Billone plans to keep an open mind on possible tenants.
"We'll end up with a concept that is unique and really adds value to the neighborhood," he said. "I don't think it has to be a franchise. But my concern also is if you come down on a Friday or Saturday night, after 11 o'clock you see thousands of people down here, and the crowd is a little bit younger.
"I will be very adamant about the hours of operation and what the product is, so when the bars let out this does not become a venue for that."
The property, on the northeast corner of East and Alexander, is at one of the city's most popular late-night intersections. Murphy's Law Irish Pub is on the northwest corner and Monty's Corner is on the southwest corner.
"As much as we've embraced downtown over the years with our development, at 5 or 6 in the afternoon things get quiet," Billone said. "They're doing the opposite here. Things start ramping up here around happy hour.
"You don't have the need to jump in a taxi to come to the East End because you're in the East End. You're in the middle of it all."
The northernmost sections of the hotel are renovated, with Section D converted from 40 rooms to 24 suites and Section C converted to 34 rooms with king-size and double beds.
Sections A and B, containing some 60 beds, have been shuttered temporarily.
"Once the new rooms came on line, we shut the old rooms down," Billone said. "We're going to operate buildings C and D for a time frame that allows us to better understand our market. Then we have the flexibility to tweak the product for A and B."
He hopes to have adequate information compiled within 12 months.
The 58 new rooms are routinely filled to capacity, Billone said.
"We've had weekends where we've not had a single room available," he said. "It wasn't the Jazz Fest. We just opened Building C when the Jazz Fest was here. A few weeks after the Jazz Fest, we sold out, and we've been sold out since then.
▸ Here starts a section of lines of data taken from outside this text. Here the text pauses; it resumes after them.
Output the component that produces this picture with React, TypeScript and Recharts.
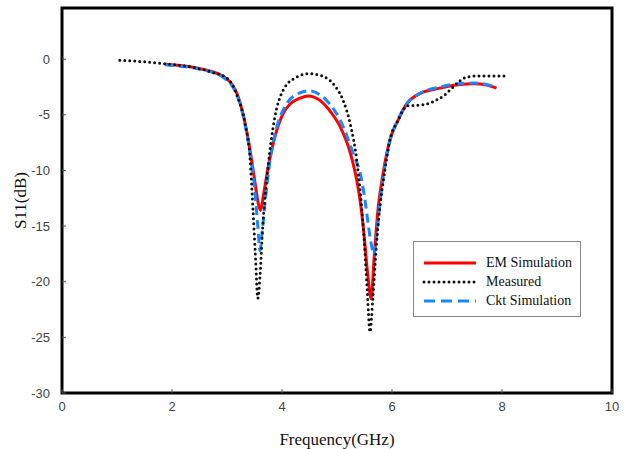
import {
  LineChart,
  Line,
  XAxis,
  YAxis,
  ReferenceArea,
  Label,
} from "recharts";

type Pt = { f: number; s11: number };

const xTicks = [0, 2, 4, 6, 8, 10];
const yTicks = [-30, -25, -20, -15, -10, -5, 0];

// [GHz, dB]
const emSimulation: [number, number][] = [
  [1.87, -0.45], [2.2, -0.6], [2.45, -0.8], [2.75, -1.15], [2.95, -1.6],
  [3.08, -2.2], [3.19, -3.2], [3.29, -4.9], [3.42, -8.2], [3.51, -11.1],
  [3.57, -13], [3.61, -13.6], [3.66, -12.3], [3.73, -10.2], [3.87, -7],
  [4.02, -4.9], [4.15, -4.0], [4.33, -3.5], [4.47, -3.3], [4.69, -3.7],
  [4.88, -4.7], [5.05, -6.0], [5.24, -8.4], [5.36, -10.9], [5.42, -12.7],
  [5.48, -15.2], [5.56, -19.4], [5.62, -21.5], [5.68, -17.5], [5.75, -13.3],
  [5.84, -10.2], [5.96, -7.3], [6.11, -5.5], [6.27, -4.0], [6.5, -3.1],
  [6.87, -2.6], [7.2, -2.3], [7.5, -2.2], [7.7, -2.3], [7.9, -2.6],
];

const measured: [number, number][] = [
  [1.05, -0.1], [1.4, -0.2], [1.84, -0.4], [2.45, -0.8], [2.75, -1.2],
  [3.0, -1.7], [3.1, -2.3], [3.2, -3.5], [3.33, -5.8], [3.42, -9],
  [3.47, -13.3], [3.52, -18], [3.56, -21.5], [3.6, -19.5], [3.65, -15],
  [3.72, -11], [3.78, -8.2], [3.87, -5.2], [4.02, -2.8], [4.27, -1.6],
  [4.5, -1.3], [4.72, -1.5], [4.93, -2.2], [5.11, -3.7], [5.24, -5.8],
  [5.36, -9.1], [5.42, -11.8], [5.48, -15.2], [5.55, -20.8], [5.6, -24.5],
  [5.65, -21.6], [5.72, -16.5], [5.78, -13.3], [5.87, -10], [5.96, -7.3],
  [6.11, -5.5], [6.27, -4.2], [6.56, -4.1], [6.8, -3.7], [6.96, -3.2],
  [7.09, -2.6], [7.2, -2.1], [7.36, -1.6], [7.6, -1.5], [8.05, -1.5],
];

const cktSimulation: [number, number][] = [
  [1.87, -0.5], [2.2, -0.65], [2.45, -0.85], [2.75, -1.2], [2.95, -1.7],
  [3.08, -2.3], [3.19, -3.3], [3.29, -5.0], [3.42, -8.5], [3.5, -11.5],
  [3.56, -15], [3.6, -17.2], [3.64, -15.5], [3.7, -12.5], [3.78, -9.2],
  [3.9, -6.2], [4.05, -4.3], [4.25, -3.2], [4.5, -2.85], [4.69, -3.2],
  [4.88, -4.1], [5.05, -5.4], [5.29, -8.4], [5.45, -10.9], [5.51, -12.7],
  [5.58, -15.3], [5.63, -16.8], [5.67, -17.6], [5.72, -15.8], [5.78, -13.0],
  [5.86, -10.0], [5.97, -7.2], [6.11, -5.4], [6.27, -4.0], [6.5, -3.1],
  [6.87, -2.5], [7.2, -2.2], [7.5, -2.15], [7.7, -2.25], [7.9, -2.55],
];

const toPts = (arr: [number, number][]): Pt[] =>
  arr.map(([f, s11]) => ({ f, s11 }));

const series = [
  { name: "EM Simulation", data: toPts(emSimulation), color: "#ff0000", dash: undefined as string | undefined },
  { name: "Ckt Simulation", data: toPts(cktSimulation), color: "#1a86ff", dash: "9 5" },
  { name: "Measured", data: toPts(measured), color: "#111111", dash: "0 5" },
];

const legendOrder = ["EM Simulation", "Measured", "Ckt Simulation"];

const serif = "'Liberation Serif', 'Times New Roman', serif";
const sans = "'Liberation Sans', Arial, sans-serif";

function LegendBox() {
  return (
    <div
      style={{
        position: "absolute",
        left: 413,
        top: 241,
        width: 168,
        height: 76,
        border: "1px solid #8a8a8a",
        background: "#fff",
        boxSizing: "border-box",
        paddingTop: 11,
      }}
    >
      {legendOrder.map((name) => {
        const s = series.find((x) => x.name === name)!;
        return (
          <div
            key={name}
            style={{ display: "flex", alignItems: "center", height: 19 }}
          >
            <svg width={64} height={10} style={{ marginLeft: 8 }}>
              <line
                x1={2}
                y1={5}
                x2={54}
                y2={5}
                stroke={s.color}
                strokeWidth={3}
                strokeDasharray={s.dash === "9 5" ? "11 6" : s.dash}
                strokeLinecap={s.dash === "0 5" ? "round" : "butt"}
              />
            </svg>
            <span style={{ fontFamily: serif, fontSize: 14, color: "#111" }}>
              {name}
            </span>
          </div>
        );
      })}
    </div>
  );
}

export default function App() {
  return (
    <div
      style={{
        position: "absolute",
        left: 0,
        top: 0,
        width: 627,
        height: 449,
        background: "#fff",
      }}
    >
      <LineChart
        width={627}
        height={449}
        margin={{ top: 8, right: 15, left: 0, bottom: 0 }}
      >
        <XAxis
          type="number"
          dataKey="f"
          domain={[0, 10]}
          ticks={xTicks}
          allowDataOverflow
          height={56}
          axisLine={false}
          tickSize={-4}
          tickMargin={13}
          tickLine={{ stroke: "#555" }}
          tick={{ fill: "#444", fontSize: 13, fontFamily: sans }}
        >
          <Label
            value="Frequency(GHz)"
            position="insideBottom"
            offset={4}
            style={{ fill: "#111", fontSize: 17, fontFamily: serif }}
          />
        </XAxis>
        <YAxis
          type="number"
          domain={[-30, 4.6]}
          ticks={yTicks}
          allowDataOverflow
          width={62}
          axisLine={false}
          tickSize={-4}
          tickMargin={16}
          tickLine={{ stroke: "#555" }}
          tick={{ fill: "#444", fontSize: 13, fontFamily: sans }}
        >
          <Label
            value="S11(dB)"
            angle={-90}
            position="center"
            dx={-11}
            style={{ fill: "#111", fontSize: 17, fontFamily: serif, textAnchor: "middle" }}
          />
        </YAxis>
        <ReferenceArea
          x1={0}
          x2={10}
          y1={-30}
          y2={4.6}
          fill="none"
          stroke="#000"
          strokeWidth={3}
          ifOverflow="extendDomain"
        />
        {series.map((s) => (
          <Line
            key={s.name}
            data={s.data}
            dataKey="s11"
            name={s.name}
            type="monotone"
            stroke={s.color}
            strokeWidth={3}
            strokeDasharray={s.dash}
            strokeLinecap={s.dash === "0 5" ? "round" : "butt"}
            dot={false}
            activeDot={false}
            isAnimationActive={false}
          />
        ))}
      </LineChart>
      <LegendBox />
    </div>
  );
}
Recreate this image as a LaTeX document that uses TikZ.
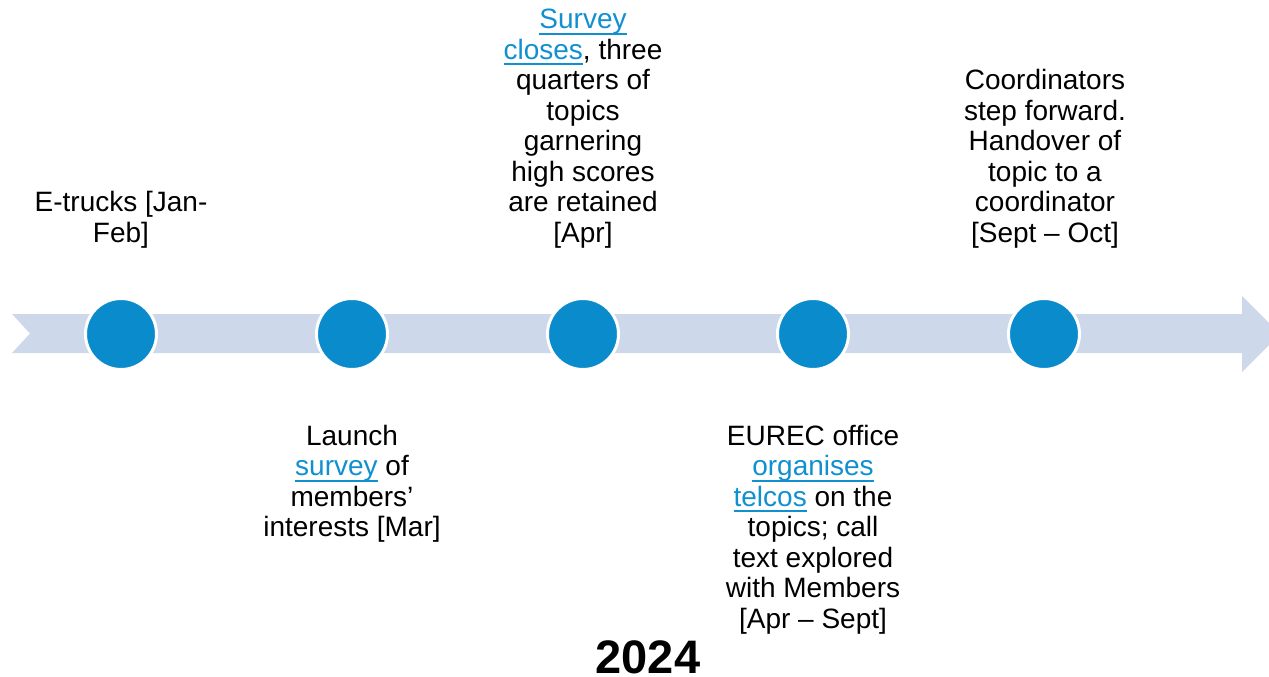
\documentclass[tikz,border=0pt]{standalone}
\usepackage{fontspec}
\setmainfont{Liberation Sans}
\definecolor{arrowc}{HTML}{CDD9EA}
\definecolor{dotc}{HTML}{0A8BCB}
\definecolor{linkc}{HTML}{1190D0}
\newcommand\lnk[1]{\leavevmode\setbox0\hbox{#1}\rlap{\textcolor{linkc}{\rule[-5.8pt]{\wd0}{2.2pt}}}\textcolor{linkc}{#1}}
\begin{document}
\begin{tikzpicture}[x=1pt,y=-1pt,
  txt/.style={font=\fontsize{28}{30.5}\selectfont, align=center, inner sep=0pt},
  dot/.style={circle, fill=dotc, draw=white, line width=3pt, minimum size=71pt, inner sep=0pt}]
\useasboundingbox (0,0) rectangle (1269,677);
\begin{scope}
\clip (0,0) rectangle (1269,677);
\fill[arrowc] (12,314) -- (1242,314) -- (1242,296) -- (1280,334) -- (1242,372) -- (1242,353) -- (12,353) -- (30,333.5) -- cycle;
\end{scope}
\node[dot] (d1) at (121,334) {};
\node[dot] (d2) at (352,334) {};
\node[dot] (d3) at (583,334) {};
\node[dot] (d4) at (813,334) {};
\node[dot] (d5) at (1044,334) {};
\node[txt, anchor=south] (t1) at (121,248.5) {E-trucks [Jan-\\Feb]};
\node[txt, anchor=south] (t3) at (583,248.5) {\lnk{Survey}\\\lnk{closes}, three\\quarters of\\topics\\garnering\\high scores\\are retained\\{[Apr]}};
\node[txt, anchor=south] (t5) at (1045,248.5) {Coordinators\\step forward.\\Handover of\\topic to a\\coordinator\\{[Sept – Oct]}};
\node[txt, anchor=north] (b2) at (352,425) {Launch\\\lnk{survey} of\\members’\\interests [Mar]};
\node[txt, anchor=north] (b4) at (813,425) {EUREC office\\\lnk{organises}\\\lnk{telcos} on the\\topics; call\\text explored\\with Members\\{[Apr – Sept]}};
\node[font=\fontsize{47}{50}\selectfont\bfseries, anchor=base, inner sep=0pt] (yr) at (648,673) {2024};
\end{tikzpicture}
\end{document}
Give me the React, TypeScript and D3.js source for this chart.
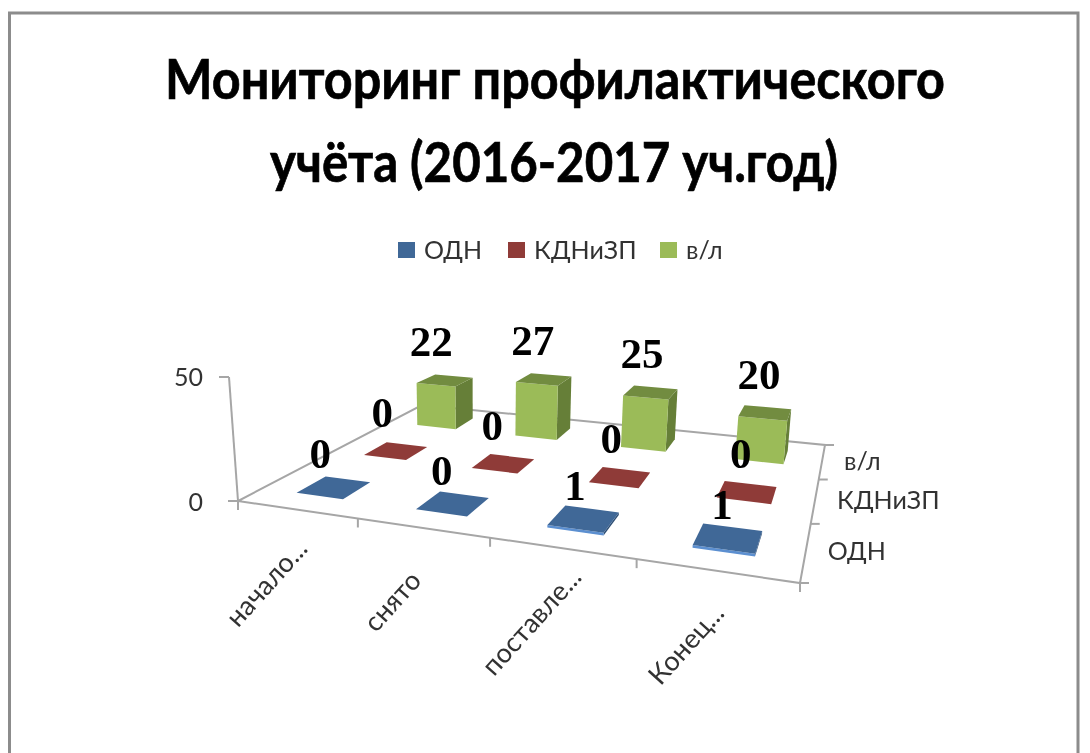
import React from "react";
import * as d3 from "d3";

const titleLines = ["Мониторинг профилактического", "учёта (2016-2017 уч.год)"];
const categories = ["начало...", "снято", "поставле...", "Конец..."];
const seriesNames = ["ОДН", "КДНиЗП", "в/л"];
const valuesOdn = [0, 0, 1, 1];
const valuesKdn = [0, 0, 0, 0];
const valuesVl = [22, 27, 25, 20];
const valueTicks = [0, 50];
const seriesColors = [
  { legend: "#3f6797", front: "#5b8fd0", side: "#2f4f75", top: "#3f6797" },
  { legend: "#8f3b38", front: "#8f3b38", side: "#70302e", top: "#8f3b38" },
  { legend: "#9bbb59", front: "#9bbb59", side: "#667f38", top: "#728c40" },
];

type P = [number, number];
const quad: P[] = [[238, 501], [800, 583], [825, 445], [422, 405]];

function homography(q: P[]) {
  const [[x0, y0], [x1, y1], [x2, y2], [x3, y3]] = q;
  const dx1 = x1 - x2, dx2 = x3 - x2, sx = x0 - x1 + x2 - x3;
  const dy1 = y1 - y2, dy2 = y3 - y2, sy = y0 - y1 + y2 - y3;
  const det = dx1 * dy2 - dx2 * dy1;
  const g = (sx * dy2 - dx2 * sy) / det;
  const h = (dx1 * sy - sx * dy1) / det;
  const a = x1 - x0 + g * x1, b = x3 - x0 + h * x3;
  const d = y1 - y0 + g * y1, e = y3 - y0 + h * y3;
  return (u: number, v: number) => {
    const w = g * u + h * v + 1;
    return { x: (a * u + b * v + x0) / w, y: (d * u + e * v + y0) / w, w };
  };
}
const floor = homography(quad);
const uScale = d3.scaleBand<string>().domain(categories).range([0, 1]).paddingInner(0.6).paddingOuter(0.3);
const vScale = d3.scaleBand<string>().domain(seriesNames).range([0, 1]).paddingInner(0.6).paddingOuter(0.3);
const zScale = d3.scaleLinear().domain([0, 50]).range([0, 124]);

function project(u: number, v: number, z: number): P {
  const f = floor(u, v);
  const h = zScale(z) / f.w;
  return [f.x + (f.x - 480) * 0.00028 * h, f.y - h];
}
const path = (pts: P[]) => "M" + pts.map((p) => p.map((n) => n.toFixed(1)).join(",")).join("L") + "Z";
const gray = "#a6a6a6";
const allValues = [valuesOdn, valuesKdn, valuesVl];
const sans = "Lato, 'Open Sans', sans-serif";

export default function App() {
  const uEdges = d3.range(categories.length + 1).map((i) => i / categories.length);
  const vEdges = d3.range(seriesNames.length + 1).map((i) => i / seriesNames.length);
  const legendX = [398, 508, 660];
  return (
    <svg width={1090} height={753} style={{ position: "absolute", left: 0, top: 0, background: "#fff" }}>
      <defs>
        <filter id="soft" x="-5%" y="-5%" width="110%" height="110%">
          <feGaussianBlur stdDeviation="0.6" />
        </filter>
      </defs>
      <g filter="url(#soft)">
        <path d="M9.5,753V13H1078V753" fill="none" stroke="#8c8c8c" strokeWidth={3} />
        {titleLines.map((t, i) => (
          <text key={t} x={[555, 554][i]} y={[99, 182][i]} textAnchor="middle" fontFamily={sans} fontWeight={700}
            fontSize={56} textLength={[780, 568][i]} lengthAdjust="spacingAndGlyphs" fill="#000" stroke="#000" strokeWidth={0.7}>{t}</text>
        ))}
        {seriesNames.map((s, i) => (
          <g key={s}>
            <rect x={legendX[i]} y={242} width={17} height={16} fill={seriesColors[i].legend} />
            <text x={legendX[i] + 26} y={259} fontFamily={sans} fontSize={25} fill="#333">{s}</text>
          </g>
        ))}

        <g stroke={gray} strokeWidth={2} fill="none">
          <path d={path([project(0, 0, 0), project(1, 0, 0), project(1, 1, 0), project(0, 1, 0)])} />
          <line x1={quad[0][0]} y1={quad[0][1]} x2={229} y2={377} />
          <line x1={229} y1={377} x2={219} y2={377} />
          <line x1={238} y1={501} x2={228} y2={501} />
          {uEdges.map((u) => {
            const [x, y] = project(u, 0, 0);
            return <line key={u} x1={x} y1={y} x2={x} y2={y + 9} />;
          })}
          {vEdges.map((v) => {
            const [x, y] = project(1, v, 0);
            return <line key={v} x1={x} y1={y} x2={x + 9} y2={y} />;
          })}
        </g>

        {valueTicks.map((t, i) => (
          <text key={t} x={203} y={[511, 386][i]} textAnchor="end" fontFamily={sans} fontSize={25} fill="#333">{t}</text>
        ))}
        {categories.map((c) => {
          const [x, y] = project(uScale(c)! + uScale.bandwidth() / 2, 0, 0);
          return (
            <text key={c} transform={`translate(${x - 28},${y + 75}) rotate(-48)`} textAnchor="middle" dominantBaseline="middle"
              fontFamily={sans} fontSize={27} fill="#333">{c}</text>
          );
        })}
        {seriesNames.map((s) => {
          const [x, y] = project(1, vScale(s)! + vScale.bandwidth() / 2, 0);
          return (
            <text key={s} x={x + 22} y={y + 9} fontFamily={sans} fontSize={25} fill="#333">{s}</text>
          );
        })}

        {[2, 1, 0].map((si) =>
          categories.map((c, ci) => {
            const u0 = uScale(c)!, u1 = u0 + uScale.bandwidth();
            const v0 = vScale(seriesNames[si])!, v1 = v0 + vScale.bandwidth();
            const z = allValues[si][ci];
            const col = seriesColors[si];
            return (
              <g key={c + si}>
                <path d={path([project(u1, v0, 0), project(u1, v1, 0), project(u1, v1, z), project(u1, v0, z)])} fill={col.side} />
                <path d={path([project(u0, v0, 0), project(u1, v0, 0), project(u1, v0, z), project(u0, v0, z)])} fill={col.front} />
                <path d={path([project(u0, v0, z), project(u1, v0, z), project(u1, v1, z), project(u0, v1, z)])} fill={col.top} />
              </g>
            );
          })
        )}
        {[2, 1, 0].map((si) =>
          categories.map((c, ci) => {
            const u = uScale(c)! + uScale.bandwidth() / 2;
            const v = vScale(seriesNames[si])! + vScale.bandwidth() / 2;
            const z = allValues[si][ci];
            const [x, y] = project(u, v, z);
            return (
              <text key={c + si} x={x - 15 + 10 * u} y={y - (si === 0 ? 19 : 24)} textAnchor="middle" fontFamily="'Liberation Serif', serif"
                fontWeight={700} fontSize={43} fill="#000">{z}</text>
            );
          })
        )}
      </g>
    </svg>
  );
}
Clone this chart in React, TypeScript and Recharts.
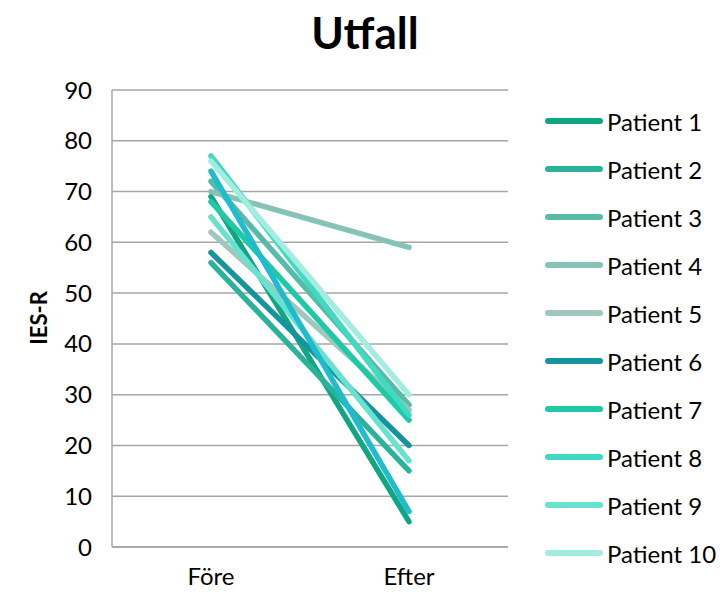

"But even with only 58 rooms, oftentimes we still have brand-new product available to the market."
Billone invested $2.5 million to upgrade buildings C and D, with $1 million more budgeted for A and B, he said.
"Then this piece," he said of the commercial space, "with 10,000 square feet, who knows? My role is more exterior, mechanical and electrical. For the buildout, the sky's the limit."
The property is convenient to downtown Rochester and to attractions such as the George Eastman House and the Rochester Museum & Science Center on East Avenue, as well as the Strong National Museum of Play, marketing manager Jennifer Brake said.
"We offer a unique location and product in that people can walk out the door and have access to all kinds of restaurants and museums and entertainment," she said. "And it's all within a few minutes' walk. You don't even have to have a car."